Namely, this invention is directed to a non-aqueous electrolyte secondary battery including anode and cathode consisting of material capable of doping/undoping of lithium, and non-aqueous electrolytic solution in which electrolyte is dissolved in non-aqueous solvent, characterized in that flaky graphite is included as conductive agent in both the anode and the cathode, or in either one of them.
Moreover, this invention is characterized in that granulated carbon having bulk density of 0.5 g/cm3 or more is included, in addition to flaky graphite, as conductive agent.
This invention is characterized in that carbon black is included, in addition to flaky graphite, as conductive agent.
This invention is characterized in that granulated carbon having bulk density of 0.5 g/cm3 or more and carbon black are included, in addition to flaky graphite, as conductive agent.

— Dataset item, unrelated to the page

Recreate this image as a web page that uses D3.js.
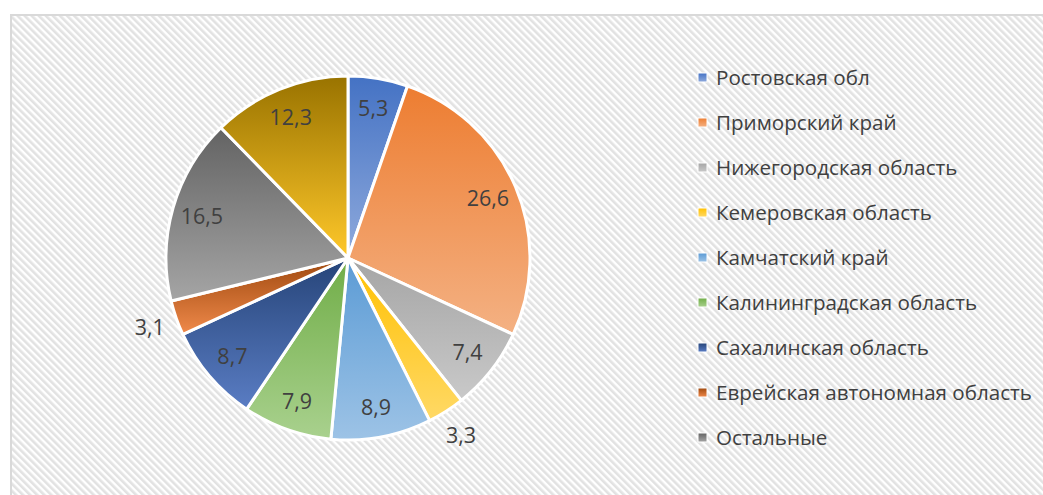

By allowing the anode and the cathode to include (contain) flaky graphite having high crystallinity and high electron conduction as conductive agent, electrode structure having satisfactory electron conductivity is constituted. Further, by containing granulated carbon having specific material property as conductive agent, granulated carbon holds electrode structure having satisfactory electron conduction. Thus, long charge/discharge cycle life time can be obtained. In addition, by containing carbon black as conductive agent, carbon black functions as electrolytic solution holding material at the active material surface. Thus, longer charge/discharge cycle life time can be obtained.